Have a look at the guides in the Documents section, to find out more about integrating Yaffs.

Cross-platform and portable...

Yaffs is easy to port. It is written in C, with particular attention paid to making it portable. It's CPU independent, high/low bit independent (endian neutral) and doesn't rely on any particular operating system.  Look at the schematic in the Yaffs Overview to see the relationship of the different elements.

It's already been used under Linux, eCos, VxWorks, Win CE and more. 

Yaffs has been used successfully with many different 32-bit and 64-bit CPUs including MIPS, 68000, many from ARM, ColdFire, PowerPC and x86 variants. Yaffs works with 16-bit CPUs too, but this is less tested and might need some tuning, depending on compiler options. 

We've found it easy to move to different processor architectures because it was designed to do this; as long as your processor is greater than 8-bit, Yaffs should run without needing much work.

Read  http://www.yaffs.net/yaffs-porting-guide for more detail.

A file system designed for Flash memory...

Yaffs was designed from the ground up for Flash memory. It is best with NAND Flash but can be used with NOR too. It has mechanisms for wear-levelling, and special attention has been paid to the safety of the system even under power-failure. It is works well with MLC Nand, as well as SLC; it is compatible with a wide range of Flash, including Toshiba/Sandisk MLC parts.  See also the document   Considerations in Using a Flash File System  for a discussion of the importance of reliability.
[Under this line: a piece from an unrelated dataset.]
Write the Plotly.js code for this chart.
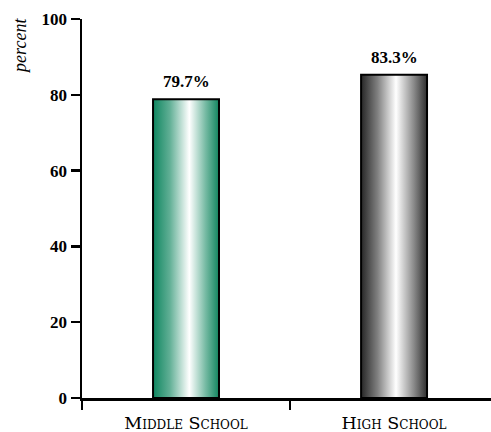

Predictable and performance oriented

Yaffs has highly optimised and predictable garbage collection strategies. This makes it high performance and very deterministic when compared with similar file systems.

Memory efficiency

Yaffs has a lower memory footprint than most other log-structured Flash file systems.  Because it is log-structured, RAM is required to build up runtime data structures for acceptable performance. As a rule of thumb, Yaffs uses approximately 2 bytes per chunk of NAND flash, where a chunk is typically one page of NAND. For NAND with 512byte pages, a budget of approximately 4kbytes of RAM per 1Mbyte of NAND is usually sensible. And for 2kbyte page devices a budget of approximately 1kbyte per 1Mbyte of NAND usually suffices.
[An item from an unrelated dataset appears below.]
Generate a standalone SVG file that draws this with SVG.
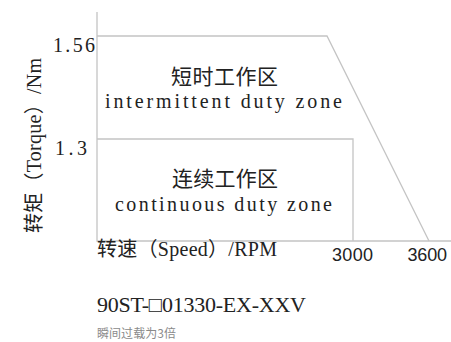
<svg xmlns="http://www.w3.org/2000/svg" width="451" height="342" viewBox="0 0 451 342">
<style>
.ln{stroke:#c4c4c4;stroke-width:1.3;fill:none}
.sf{font-family:"Liberation Serif","Noto Sans CJK SC",serif;fill:#222}
.cj{font-family:"Noto Sans CJK SC",sans-serif;fill:#222}
.ss{font-family:"Liberation Sans","Noto Sans CJK SC",sans-serif;fill:#222}
</style>
<rect width="451" height="342" fill="#fff"/>
<g id="connectors">
<path class="ln" d="M97,12 V241 H451"/>
<path class="ln" d="M97,36 H327 L429,241"/>
<path class="ln" d="M97,139 H353 V241"/>
</g>
<g id="yaxis-label">
<text class="sf" font-size="20" transform="translate(41,145.5) rotate(-90)" text-anchor="middle" textLength="175" lengthAdjust="spacing"><tspan class="cj" font-size="20">转矩（</tspan>Torque<tspan class="cj" font-size="20">）</tspan>/Nm</text>
</g>
<g id="ticks">
<text class="sf" font-size="20" x="53" y="52" textLength="42" lengthAdjust="spacing">1.56</text>
<text class="sf" font-size="20" x="55" y="155" textLength="32" lengthAdjust="spacing">1.3</text>
<text class="ss" font-size="18" x="332" y="260.5" textLength="41" lengthAdjust="spacing">3000</text>
<text class="ss" font-size="18" x="407.5" y="260.5" textLength="39.5" lengthAdjust="spacing">3600</text>
</g>
<g id="intermittent-zone">
<text class="cj" font-size="21" x="171" y="83.5" textLength="107" lengthAdjust="spacing">短时工作区</text>
<text class="sf" font-size="20" x="105" y="108" textLength="237" lengthAdjust="spacing">intermittent duty zone</text>
</g>
<g id="continuous-zone">
<text class="cj" font-size="21" x="172" y="185.5" textLength="106" lengthAdjust="spacing">连续工作区</text>
<text class="sf" font-size="20" x="115" y="210.5" textLength="217" lengthAdjust="spacing">continuous duty zone</text>
</g>
<g id="xaxis-label">
<text class="sf" font-size="20" x="97" y="256" textLength="180" lengthAdjust="spacing"><tspan class="cj" font-size="20">转速（</tspan>Speed<tspan class="cj" font-size="20">）</tspan>/RPM</text>
</g>
<g id="model">
<text class="sf" font-size="22" x="97" y="312" textLength="209" lengthAdjust="spacing">90ST-□01330-EX-XXV</text>
</g>
<g id="note">
<text class="cj" font-size="12" x="97" y="337.5" style="fill:#8a8a8a" textLength="79" lengthAdjust="spacing">瞬间过载为3倍</text>
</g>
</svg>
You can find out details of Yaffs memory use in the document  http://www.yaffs.net/documents/how-yaffs-works

Highly configurable - matches your Flash memory

Yaffs is adaptable to suit the Flash geometries, caching options, Error Correction strategies and other features that you need.

Details of the configuration options can be found in the Linux menuconfig compile options tool, and in  http://www.yaffs.net/yaffs-tuning-and-configuration

Simple to integrate

Yaffs Direct Interface is simple to integrate in a system – only a few interface functions are required. Yaffs also includes a POSIX interface. It has been used with Android, VXWorks, Windows, Linux, bare metal, and more; on ARM (32 and 64), x86 (32 and 64), Atmel, and more.

You can find details in the Yaffs Direct guide.